Best Practice: Always review and adhere to the TOS of a website before scraping. If scraping is prohibited, it’s best to seek permission or find alternative ways to access the data, such as using an API.

5. Ethical Considerations and Robots.txt

While legality is critical, ethical considerations also play a key role in responsible web scraping.

Robots.txt:

Many websites use a file called robots.txt to specify which parts of the site can be crawled or scraped by automated tools. The robots.txt file provides instructions to bots and web scrapers, which should be respected as a best practice.

However, it’s important to note that robots.txt is not legally binding—it’s a voluntary guideline. Websites may still enforce legal action against scraping if it violates other laws or their TOS.

Ethical Web Scraping:

Respecting the site owner’s wishes, not overburdening servers with excessive requests, and avoiding scraping sensitive or personal data are all part of ethical scraping practices.

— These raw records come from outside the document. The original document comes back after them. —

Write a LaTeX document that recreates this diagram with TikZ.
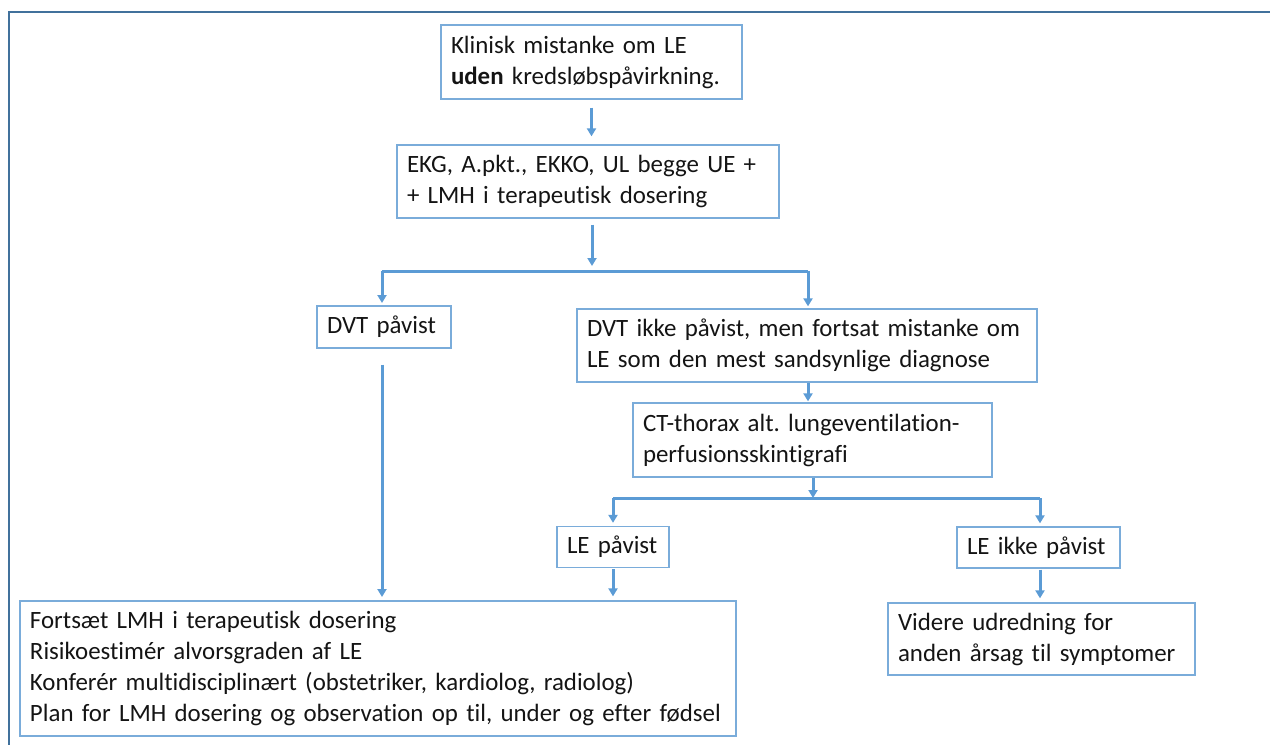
\documentclass[tikz,border=0pt]{standalone}
\usepackage{fontspec}
\setmainfont{Carlito}[Ligatures=NoCommon]
\frenchspacing
\usetikzlibrary{arrows.meta}
\definecolor{arrowblue}{HTML}{5B9BD5}
\definecolor{boxblue}{HTML}{7AACDA}
\definecolor{frameblue}{HTML}{41719C}
\tikzset{
  fbox/.style={draw=boxblue, line width=1.3pt, rectangle, inner xsep=10pt, inner ysep=0pt,
    align=left, font=\fontsize{24.9}{31}\selectfont, text=black!92, anchor=center},
  conn/.style={draw=arrowblue, line width=3pt},
  arr/.style={conn, -{Triangle[length=8pt,width=9pt]}},
}
\begin{document}
\begin{tikzpicture}[x=1pt,y=-1pt]
\useasboundingbox (0,0) rectangle (1270,745);
\draw[frameblue, line width=2.5pt] (1270,12) -- (9,12) -- (9,745);

\node[fbox, minimum height=74pt, text width=281pt] (b1) at (591.5,62)
  {\mbox{Klinisk mistanke om LE}\\\mbox{\textbf{uden} kredsløbspåvirkning.}};
\node[fbox, minimum height=73pt, text width=362pt] (b2) at (588,181.5)
  {\mbox{EKG, A.pkt., EKKO, UL begge UE +}\\\mbox{+ LMH i terapeutisk dosering}};
\node[fbox, minimum height=42pt, text width=114pt] (b3) at (384,327)
  {\mbox{DVT påvist}};
\node[fbox, minimum height=73pt, text width=440pt] (b4) at (807,345.5)
  {\mbox{DVT ikke påvist, men fortsat mistanke om}\\\mbox{LE som den mest sandsynlige diagnose}};
\node[fbox, minimum height=74pt, text width=339pt] (b5) at (812.5,440)
  {\mbox{CT-thorax alt. lungeventilation-}\\\mbox{perfusionsskintigrafi}};
\node[fbox, minimum height=41pt, text width=92pt] (b6) at (613,547)
  {\mbox{LE påvist}};
\node[fbox, minimum height=41pt, text width=143pt] (b7) at (1038.5,547.5)
  {\mbox{LE ikke påvist}};
\node[fbox, minimum height=135pt, text width=696pt] (b8) at (378,668.5)
  {\mbox{Fortsæt LMH i terapeutisk dosering}\\\mbox{Risikoestimér alvorsgraden af LE}\\\mbox{Konferér multidisciplinært (obstetriker, kardiolog, radiolog)}\\\mbox{Plan for LMH dosering og observation op til, under og efter fødsel}};
\node[fbox, minimum height=72pt, text width=287pt] (b9) at (1041.5,639)
  {\mbox{Videre udredning for}\\\mbox{anden årsag til symptomer}};

\coordinate (j1) at (592,271);
\coordinate (j2) at (813,498);

\draw[arr, shorten <=8pt, shorten >=8pt] (b1.south) -- (b1.south |- b2.north);
\draw[arr, shorten <=6pt, shorten >=5pt] (b2.south -| j1) -- (j1);
\draw[conn] (382,271) -- (808,271);
\draw[arr, shorten >=3pt] (382,271) -- (382,306);
\draw[arr, shorten >=2pt] (808,271) -- (b4.north -| 808,0);
\draw[arr, shorten <=16pt, shorten >=4pt] (b3.south -| 382,0) -- (382,601);
\draw[arr, shorten >=1pt] (b4.south -| 808,0) -- (b5.north -| 808,0);
\draw[arr] (b5.south -| j2) -- (j2);
\draw[conn] (613,498) -- (1040,498);
\draw[arr, shorten >=3pt] (613,498) -- (b6.north);
\draw[arr, shorten >=3pt] (1040,498) -- (b7.north -| 1040,0);
\draw[arr, shorten <=1pt, shorten >=4pt] (b6.south) -- (b6.south |- b8.north);
\draw[arr, shorten <=1pt, shorten >=4pt] (b7.south -| 1040,0) -- (b9.north -| 1040,0);
\end{tikzpicture}
\end{document}
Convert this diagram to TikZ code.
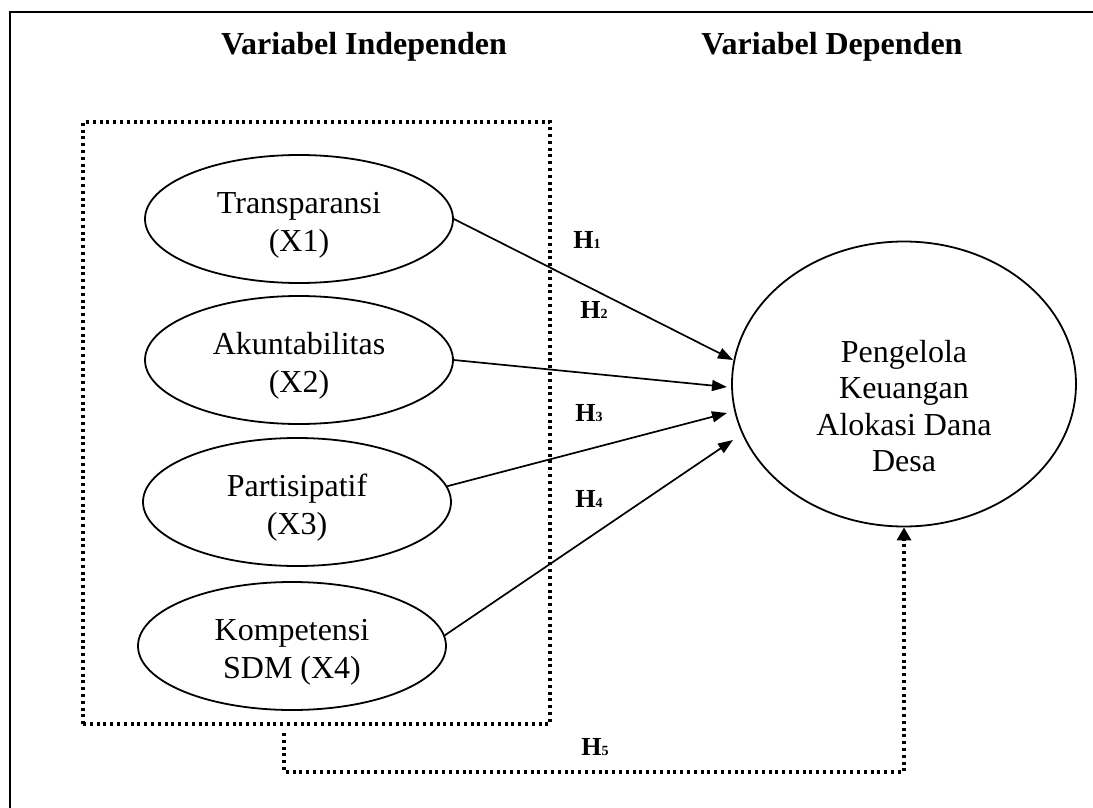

Scraping should never involve unauthorized access, the collection of private data, or the infringement of intellectual property rights.

Conclusion

Web scraping in the U.S. involves several legal factors that can vary depending on the situation. While scraping publicly available data can often be legal, the way it’s done and the type of data involved are important considerations. To stay on the safe side, it’s crucial to understand the legal rules and follow ethical scraping practices. By doing this, you can use web scraping effectively while minimizing any legal risks.